Another possibility where you leave all the defaults as they are and overwrite them on a per table base:

    require DBI;
    my $dbh = DBI->connect ("DBI:CSV:");
    $dbh->{csv_tables}{passwd} = {
        eol         => "\n",
        sep_char    => ":",
        quote_char  => undef,
        escape_char => undef,
        file        => "/etc/passwd",
        col_names   => [qw( login password uid gid
                            realname directory shell )],
        };
    $sth = $dbh->prepare ("SELECT * FROM passwd");

Driver private methods

These methods are inherited from DBD::File:

data_sources

The data_sources method returns a list of subdirectories of the current directory in the form "DBI:CSV:directory=$dirname".

If you want to read the subdirectories of another directory, use

    my $drh  = DBI->install_driver ("CSV");
    my @list = $drh->data_sources (f_dir => "/usr/local/csv_data");
list_tables

This method returns a list of file names inside $dbh->{directory}. Example:

    my $dbh  = DBI->connect ("DBI:CSV:directory=/usr/local/csv_data");
    my @list = $dbh->func ("list_tables");

Note that the list includes all files contained in the directory, even those that have non-valid table names, from the view of SQL. See "Creating and dropping tables" above.

KNOWN ISSUES

  • The module is using flock () internally. However, this function is not available on platforms. Using flock () is disabled on MacOS and Windows 95: There's no locking at all (perhaps not so important on these operating systems, as they are for single users anyways).

TODO

Tests

Aim for a full 100% code coverage

 - eol      Make tests for different record separators.
 - csv_xs   Test with a variety of combinations for
            sep_char, quote_char, and escape_char testing
 - quoting  $dbh->do ("drop table $_") for DBI-tables ();
 - errors   Make sure that all documented exceptions are tested.
            . write to write-protected file
            . read from badly formatted csv
            . pass bad arguments to csv parser while fetching

Add tests that specifically test DBD::File functionality where that is useful.

RT

Attack all open DBD::CSV bugs in RT

Add 'sane_colnames' attribute to allow weird characters in col_names. Translate all illegal characters to '_' like mdb_tools does.
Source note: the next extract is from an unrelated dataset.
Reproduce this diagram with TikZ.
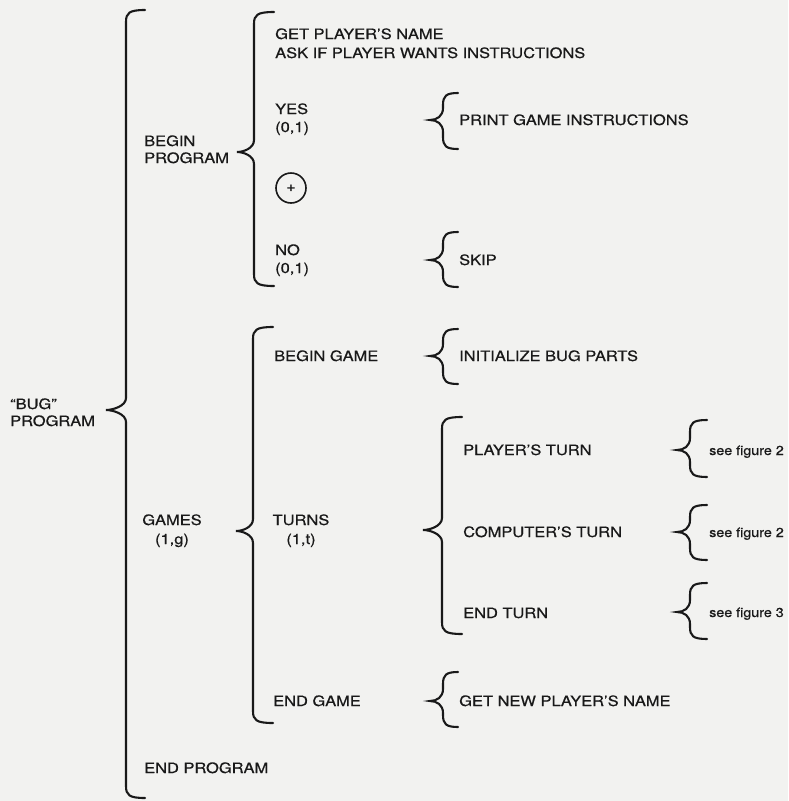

 s{[-\x00-\x20'":;.,/\\]}{_}g for @$row;
CPAN::Forum

Attack all items in http://www.cpanforum.com/dist/DBD-CSV

Documentation

Expand on error-handling, and document all possible errors. Use Text::CSV_XS::error_diag () wherever possible.

Debugging

Implement and document dbd_verbose.

Encoding

Test how well UTF-8 is supported, if not (yet), enable UTF-8, and maybe even more.

Data dictionary

Investigate the possibility to store the data dictionary in a file like .sys$columns that can store the field attributes (type, key, nullable).

Examples

Make more real-life examples from the docs in examples/

SEE ALSO

DBI(3), Text::CSV_XS(3), SQL::Statement(3)

For help on the use of DBD::CSV, see the DBI users mailing list:

  http://lists.cpan.org/showlist.cgi?name=dbi-users

For general information on DBI see

  http://dbi.perl.org/ and http://faq.dbi-support.com/

AUTHORS and MAINTAINERS

This module is currently maintained by

    H.Merijn Brand <h.m.brand@xs4all.nl>

The original author is Jochen Wiedmann. Previous maintainer was Jeff Zucker

COPYRIGHT AND LICENSE

Copyright (C) 2009 by H.Merijn Brand Copyright (C) 2004-2009 by Jeff Zucker Copyright (C) 1998-2004 by Jochen Wiedmann

All rights reserved.

You may distribute this module under the terms of either the GNU General Public License or the Artistic License, as specified in the Perl README file.